- TASK BRIEF
Pick out the lines in the listing below that contain the word "matplotlib" and copy them.

(Source code of charts)
▼

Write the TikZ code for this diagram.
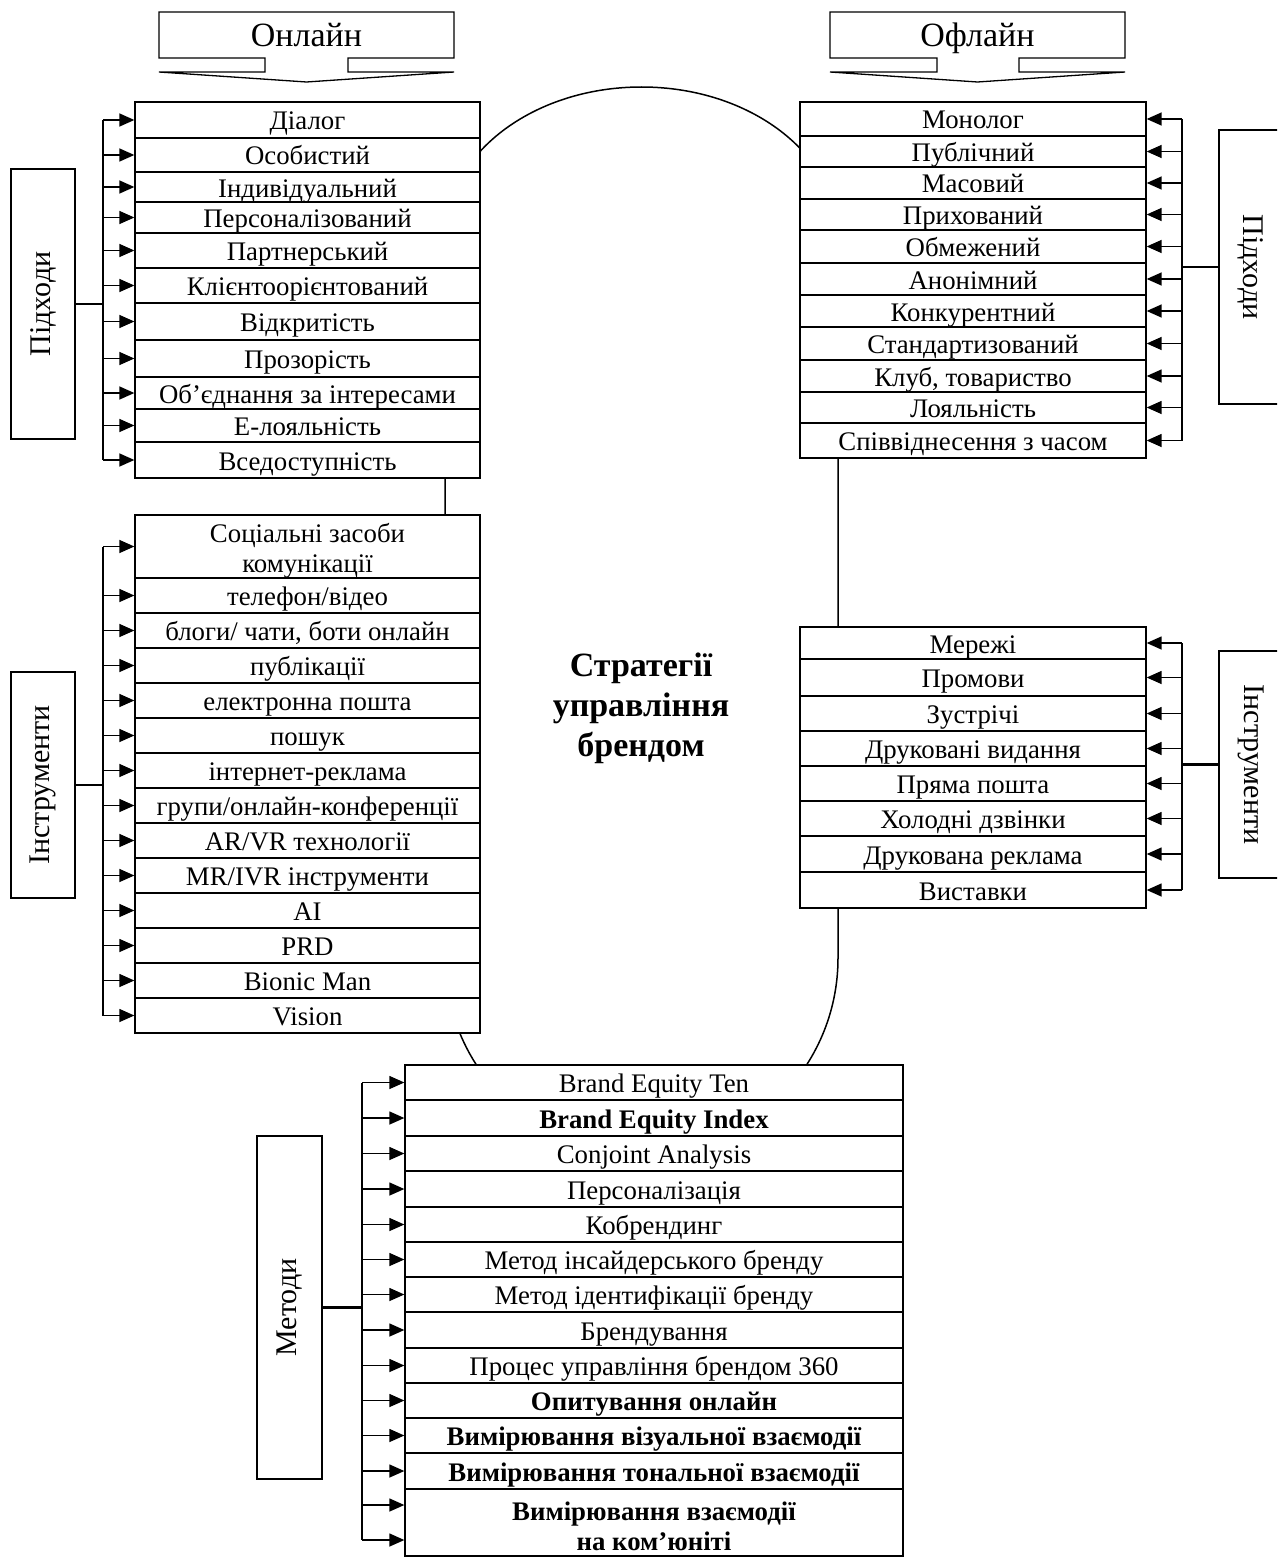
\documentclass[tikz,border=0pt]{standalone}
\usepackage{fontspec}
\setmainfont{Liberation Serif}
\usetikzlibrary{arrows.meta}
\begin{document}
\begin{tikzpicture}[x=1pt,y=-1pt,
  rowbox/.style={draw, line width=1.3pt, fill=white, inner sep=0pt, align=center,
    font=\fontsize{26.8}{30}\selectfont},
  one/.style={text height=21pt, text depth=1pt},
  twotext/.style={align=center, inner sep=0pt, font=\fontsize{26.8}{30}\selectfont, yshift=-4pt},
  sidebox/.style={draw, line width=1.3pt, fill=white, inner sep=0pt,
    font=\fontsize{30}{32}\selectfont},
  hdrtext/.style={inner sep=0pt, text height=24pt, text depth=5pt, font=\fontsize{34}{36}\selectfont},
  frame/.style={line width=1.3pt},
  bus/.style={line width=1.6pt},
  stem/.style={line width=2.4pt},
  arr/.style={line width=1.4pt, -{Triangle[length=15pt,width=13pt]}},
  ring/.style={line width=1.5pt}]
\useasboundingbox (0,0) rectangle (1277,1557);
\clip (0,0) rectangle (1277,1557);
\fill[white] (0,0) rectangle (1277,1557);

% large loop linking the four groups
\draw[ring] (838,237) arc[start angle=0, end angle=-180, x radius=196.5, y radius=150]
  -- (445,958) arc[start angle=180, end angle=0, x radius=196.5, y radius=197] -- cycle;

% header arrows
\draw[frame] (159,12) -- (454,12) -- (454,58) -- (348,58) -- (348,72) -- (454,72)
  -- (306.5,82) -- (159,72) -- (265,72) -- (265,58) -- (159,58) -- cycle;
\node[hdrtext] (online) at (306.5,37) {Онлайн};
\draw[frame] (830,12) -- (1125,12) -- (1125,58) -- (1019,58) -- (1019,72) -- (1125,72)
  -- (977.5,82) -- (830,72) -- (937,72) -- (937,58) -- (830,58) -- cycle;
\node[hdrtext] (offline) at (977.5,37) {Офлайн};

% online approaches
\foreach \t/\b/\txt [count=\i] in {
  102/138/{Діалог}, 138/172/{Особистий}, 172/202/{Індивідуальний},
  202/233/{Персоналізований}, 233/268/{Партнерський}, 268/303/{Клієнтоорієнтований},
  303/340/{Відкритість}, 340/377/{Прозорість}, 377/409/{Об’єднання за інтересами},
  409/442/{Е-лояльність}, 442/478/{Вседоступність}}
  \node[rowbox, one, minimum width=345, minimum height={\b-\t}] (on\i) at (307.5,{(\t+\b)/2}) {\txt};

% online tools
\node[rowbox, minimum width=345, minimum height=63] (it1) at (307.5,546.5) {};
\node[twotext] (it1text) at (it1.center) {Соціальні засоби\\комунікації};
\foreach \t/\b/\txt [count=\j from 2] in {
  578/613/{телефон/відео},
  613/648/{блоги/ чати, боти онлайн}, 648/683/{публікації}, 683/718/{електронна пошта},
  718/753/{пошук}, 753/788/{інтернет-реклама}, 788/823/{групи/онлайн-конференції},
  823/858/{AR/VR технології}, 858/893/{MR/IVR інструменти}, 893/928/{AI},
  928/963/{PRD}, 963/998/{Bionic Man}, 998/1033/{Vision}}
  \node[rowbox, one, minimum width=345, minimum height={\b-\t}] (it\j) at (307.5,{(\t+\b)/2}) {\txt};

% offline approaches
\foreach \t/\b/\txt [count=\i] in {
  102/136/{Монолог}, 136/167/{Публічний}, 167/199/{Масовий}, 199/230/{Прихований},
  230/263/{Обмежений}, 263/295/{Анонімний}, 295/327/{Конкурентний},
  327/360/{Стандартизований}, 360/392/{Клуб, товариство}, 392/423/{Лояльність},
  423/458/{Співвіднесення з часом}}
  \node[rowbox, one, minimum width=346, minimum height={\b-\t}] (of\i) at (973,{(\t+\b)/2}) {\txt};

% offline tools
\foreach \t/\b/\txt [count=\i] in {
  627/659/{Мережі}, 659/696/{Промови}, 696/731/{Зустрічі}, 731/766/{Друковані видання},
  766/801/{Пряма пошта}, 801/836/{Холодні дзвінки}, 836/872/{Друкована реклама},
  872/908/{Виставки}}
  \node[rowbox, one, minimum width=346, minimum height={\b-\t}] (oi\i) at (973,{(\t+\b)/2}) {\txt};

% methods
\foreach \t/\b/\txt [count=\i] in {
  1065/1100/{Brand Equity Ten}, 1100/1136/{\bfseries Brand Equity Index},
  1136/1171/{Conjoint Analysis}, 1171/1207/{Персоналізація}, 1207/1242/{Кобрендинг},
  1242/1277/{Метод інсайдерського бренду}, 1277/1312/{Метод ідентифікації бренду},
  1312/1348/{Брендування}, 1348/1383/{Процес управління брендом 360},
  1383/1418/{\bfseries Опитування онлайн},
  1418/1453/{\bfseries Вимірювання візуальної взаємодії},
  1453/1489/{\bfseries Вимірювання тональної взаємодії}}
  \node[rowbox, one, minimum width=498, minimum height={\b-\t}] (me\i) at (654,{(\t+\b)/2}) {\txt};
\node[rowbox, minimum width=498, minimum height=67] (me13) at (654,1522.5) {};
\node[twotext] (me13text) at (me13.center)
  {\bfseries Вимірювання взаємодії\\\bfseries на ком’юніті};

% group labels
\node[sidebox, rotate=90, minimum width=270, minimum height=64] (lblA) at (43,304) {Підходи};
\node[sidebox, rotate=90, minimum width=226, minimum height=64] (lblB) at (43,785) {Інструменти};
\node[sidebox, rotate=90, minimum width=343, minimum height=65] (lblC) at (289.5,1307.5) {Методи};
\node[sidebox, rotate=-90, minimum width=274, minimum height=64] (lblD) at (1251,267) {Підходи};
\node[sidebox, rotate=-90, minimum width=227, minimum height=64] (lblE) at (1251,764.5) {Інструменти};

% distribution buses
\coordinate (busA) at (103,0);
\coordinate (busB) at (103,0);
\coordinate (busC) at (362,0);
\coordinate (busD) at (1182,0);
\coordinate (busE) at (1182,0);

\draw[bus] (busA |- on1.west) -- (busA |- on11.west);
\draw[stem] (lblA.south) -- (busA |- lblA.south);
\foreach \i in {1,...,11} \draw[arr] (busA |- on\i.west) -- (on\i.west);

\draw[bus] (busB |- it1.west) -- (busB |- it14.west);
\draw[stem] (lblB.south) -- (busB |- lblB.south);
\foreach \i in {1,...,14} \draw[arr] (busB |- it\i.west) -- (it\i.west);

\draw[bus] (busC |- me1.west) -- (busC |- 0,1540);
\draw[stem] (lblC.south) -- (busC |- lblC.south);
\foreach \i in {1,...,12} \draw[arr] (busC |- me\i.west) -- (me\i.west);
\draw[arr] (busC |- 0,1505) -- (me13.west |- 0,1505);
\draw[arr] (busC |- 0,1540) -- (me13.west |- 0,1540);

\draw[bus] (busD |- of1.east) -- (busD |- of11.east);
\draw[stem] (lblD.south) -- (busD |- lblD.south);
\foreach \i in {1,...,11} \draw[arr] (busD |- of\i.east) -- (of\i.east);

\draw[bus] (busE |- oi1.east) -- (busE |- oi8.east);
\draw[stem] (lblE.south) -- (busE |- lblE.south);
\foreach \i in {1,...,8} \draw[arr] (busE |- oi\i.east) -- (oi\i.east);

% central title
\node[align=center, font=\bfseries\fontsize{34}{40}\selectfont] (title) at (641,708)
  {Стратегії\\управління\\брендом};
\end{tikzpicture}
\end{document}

▲
▼

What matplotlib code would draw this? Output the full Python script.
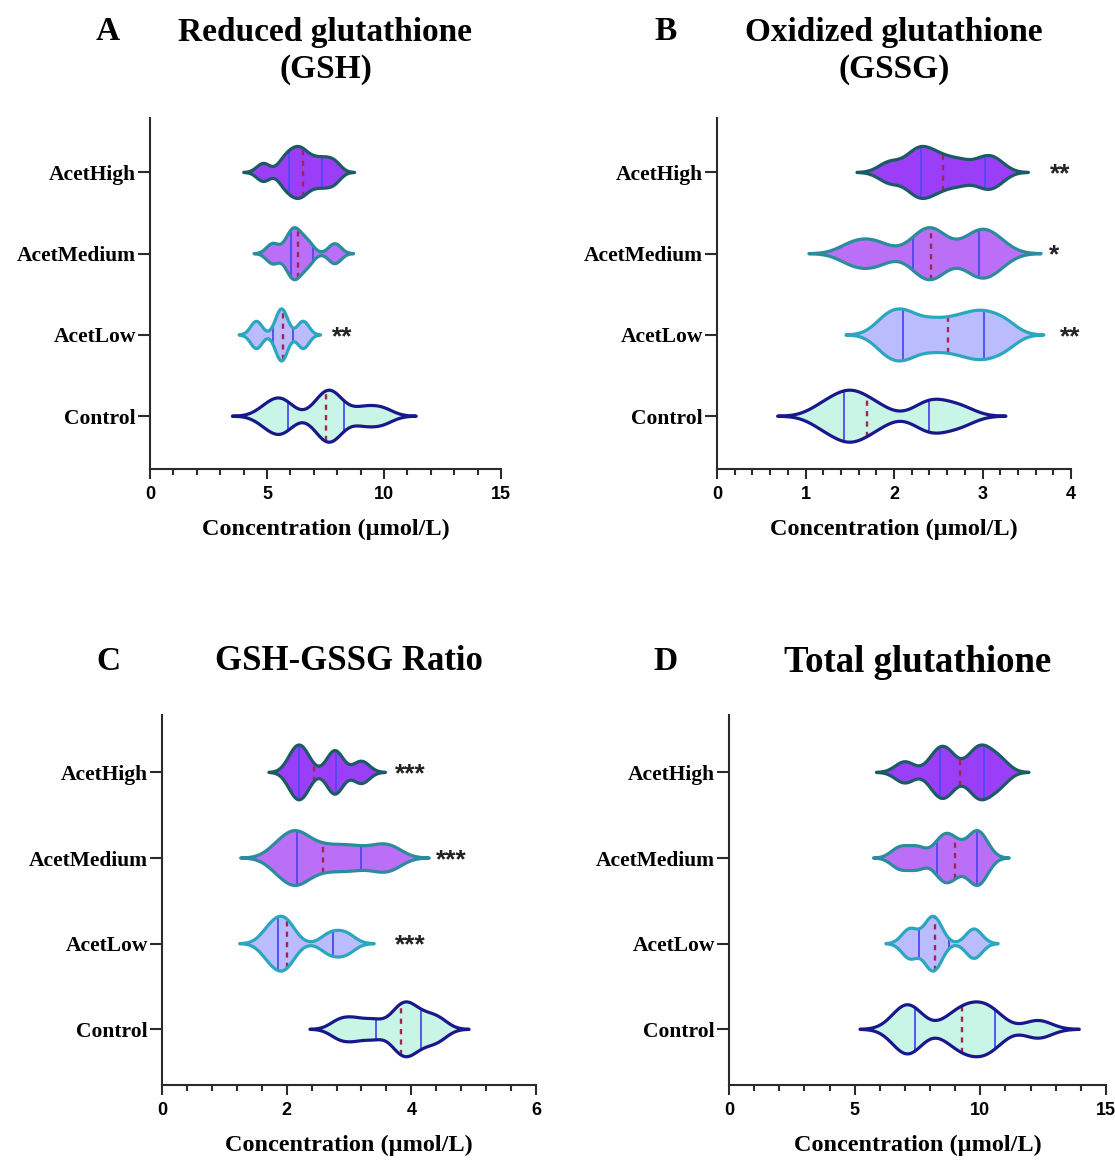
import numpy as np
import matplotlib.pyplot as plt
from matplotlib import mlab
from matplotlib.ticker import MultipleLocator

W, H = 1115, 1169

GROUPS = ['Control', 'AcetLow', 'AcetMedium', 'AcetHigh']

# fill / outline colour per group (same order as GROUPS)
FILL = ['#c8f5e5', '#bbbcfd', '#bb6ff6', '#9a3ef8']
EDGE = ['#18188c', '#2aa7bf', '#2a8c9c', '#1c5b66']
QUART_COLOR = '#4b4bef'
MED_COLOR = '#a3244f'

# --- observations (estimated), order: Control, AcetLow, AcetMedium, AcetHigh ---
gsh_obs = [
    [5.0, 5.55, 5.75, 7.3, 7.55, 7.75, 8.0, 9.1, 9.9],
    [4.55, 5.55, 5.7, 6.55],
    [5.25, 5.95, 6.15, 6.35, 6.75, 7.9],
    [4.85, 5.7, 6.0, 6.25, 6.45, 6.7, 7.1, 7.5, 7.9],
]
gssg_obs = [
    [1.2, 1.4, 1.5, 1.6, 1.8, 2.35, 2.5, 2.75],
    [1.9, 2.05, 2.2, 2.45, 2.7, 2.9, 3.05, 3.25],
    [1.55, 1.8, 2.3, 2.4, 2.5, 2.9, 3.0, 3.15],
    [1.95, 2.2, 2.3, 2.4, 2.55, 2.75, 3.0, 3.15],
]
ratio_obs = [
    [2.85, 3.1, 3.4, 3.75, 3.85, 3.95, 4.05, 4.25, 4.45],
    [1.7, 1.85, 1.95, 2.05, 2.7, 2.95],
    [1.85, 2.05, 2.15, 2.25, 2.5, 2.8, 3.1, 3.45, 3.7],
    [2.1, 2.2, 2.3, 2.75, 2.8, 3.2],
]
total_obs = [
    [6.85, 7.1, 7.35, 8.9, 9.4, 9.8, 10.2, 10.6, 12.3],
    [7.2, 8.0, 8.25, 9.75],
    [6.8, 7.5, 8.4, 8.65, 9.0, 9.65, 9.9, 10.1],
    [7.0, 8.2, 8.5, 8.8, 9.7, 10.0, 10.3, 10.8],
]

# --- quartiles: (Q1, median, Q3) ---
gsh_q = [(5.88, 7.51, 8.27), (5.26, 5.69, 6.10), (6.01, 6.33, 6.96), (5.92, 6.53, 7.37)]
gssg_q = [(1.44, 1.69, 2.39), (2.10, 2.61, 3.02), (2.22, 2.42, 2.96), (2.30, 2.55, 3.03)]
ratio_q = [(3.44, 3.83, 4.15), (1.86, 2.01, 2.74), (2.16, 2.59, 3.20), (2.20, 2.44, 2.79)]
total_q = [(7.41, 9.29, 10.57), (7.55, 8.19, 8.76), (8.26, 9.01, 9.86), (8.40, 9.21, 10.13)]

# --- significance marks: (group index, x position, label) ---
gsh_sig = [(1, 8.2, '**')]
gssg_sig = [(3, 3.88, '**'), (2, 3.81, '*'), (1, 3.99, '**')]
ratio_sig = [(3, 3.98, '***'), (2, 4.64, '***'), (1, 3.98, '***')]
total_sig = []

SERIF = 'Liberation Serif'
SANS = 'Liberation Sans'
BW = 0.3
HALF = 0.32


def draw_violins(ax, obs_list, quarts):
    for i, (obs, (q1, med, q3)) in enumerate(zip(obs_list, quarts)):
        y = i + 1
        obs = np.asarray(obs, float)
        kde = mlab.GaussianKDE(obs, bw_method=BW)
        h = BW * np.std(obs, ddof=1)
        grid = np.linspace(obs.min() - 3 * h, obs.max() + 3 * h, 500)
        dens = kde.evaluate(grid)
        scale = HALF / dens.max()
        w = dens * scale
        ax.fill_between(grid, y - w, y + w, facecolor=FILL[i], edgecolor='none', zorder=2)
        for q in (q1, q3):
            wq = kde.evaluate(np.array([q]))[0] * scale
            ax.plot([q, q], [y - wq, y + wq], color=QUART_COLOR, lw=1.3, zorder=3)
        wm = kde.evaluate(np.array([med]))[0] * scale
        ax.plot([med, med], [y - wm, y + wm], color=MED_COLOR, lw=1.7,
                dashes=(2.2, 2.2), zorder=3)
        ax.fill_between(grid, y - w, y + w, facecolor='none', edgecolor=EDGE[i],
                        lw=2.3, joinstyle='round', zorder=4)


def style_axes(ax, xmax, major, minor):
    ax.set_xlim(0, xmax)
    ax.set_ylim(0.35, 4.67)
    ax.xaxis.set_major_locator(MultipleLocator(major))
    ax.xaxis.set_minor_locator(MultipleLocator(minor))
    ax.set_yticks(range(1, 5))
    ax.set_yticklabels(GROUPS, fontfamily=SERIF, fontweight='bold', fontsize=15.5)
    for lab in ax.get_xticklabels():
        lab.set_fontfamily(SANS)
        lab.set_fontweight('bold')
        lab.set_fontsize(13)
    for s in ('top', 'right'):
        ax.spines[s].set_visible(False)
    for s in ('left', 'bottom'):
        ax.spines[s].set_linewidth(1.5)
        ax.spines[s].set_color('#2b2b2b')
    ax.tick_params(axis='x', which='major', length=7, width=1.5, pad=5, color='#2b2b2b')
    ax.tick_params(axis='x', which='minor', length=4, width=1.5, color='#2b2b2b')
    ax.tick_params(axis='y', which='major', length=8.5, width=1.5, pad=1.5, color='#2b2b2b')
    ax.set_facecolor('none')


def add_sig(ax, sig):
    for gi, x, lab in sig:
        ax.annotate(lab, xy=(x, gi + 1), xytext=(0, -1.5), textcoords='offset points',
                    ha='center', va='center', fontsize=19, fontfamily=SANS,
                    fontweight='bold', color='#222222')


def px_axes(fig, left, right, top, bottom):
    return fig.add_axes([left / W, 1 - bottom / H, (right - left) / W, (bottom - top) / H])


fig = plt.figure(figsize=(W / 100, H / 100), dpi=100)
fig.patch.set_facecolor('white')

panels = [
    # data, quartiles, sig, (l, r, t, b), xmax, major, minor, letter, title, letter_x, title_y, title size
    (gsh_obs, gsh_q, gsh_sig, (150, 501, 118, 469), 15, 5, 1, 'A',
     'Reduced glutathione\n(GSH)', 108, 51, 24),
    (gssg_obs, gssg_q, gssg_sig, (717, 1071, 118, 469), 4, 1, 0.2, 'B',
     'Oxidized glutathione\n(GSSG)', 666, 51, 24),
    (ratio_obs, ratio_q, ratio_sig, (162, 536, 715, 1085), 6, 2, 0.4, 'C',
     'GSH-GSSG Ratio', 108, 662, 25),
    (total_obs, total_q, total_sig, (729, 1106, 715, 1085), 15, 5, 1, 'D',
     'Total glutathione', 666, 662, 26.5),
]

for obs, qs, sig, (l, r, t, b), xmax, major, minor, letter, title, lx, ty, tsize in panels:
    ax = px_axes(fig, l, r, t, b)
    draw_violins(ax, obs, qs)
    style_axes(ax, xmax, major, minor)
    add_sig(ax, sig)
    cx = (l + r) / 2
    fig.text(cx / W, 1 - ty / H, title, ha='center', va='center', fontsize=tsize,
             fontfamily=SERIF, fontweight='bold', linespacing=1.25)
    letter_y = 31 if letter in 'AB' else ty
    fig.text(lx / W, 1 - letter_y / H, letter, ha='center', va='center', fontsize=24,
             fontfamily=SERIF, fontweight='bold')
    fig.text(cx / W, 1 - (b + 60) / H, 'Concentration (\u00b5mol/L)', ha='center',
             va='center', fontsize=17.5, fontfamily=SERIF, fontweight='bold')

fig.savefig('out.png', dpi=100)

▲

- WRITTEN ANSWER
What matplotlib code would draw this? Output the full Python script.
import matplotlib.pyplot as plt
from matplotlib import mlab
from matplotlib.ticker import MultipleLocator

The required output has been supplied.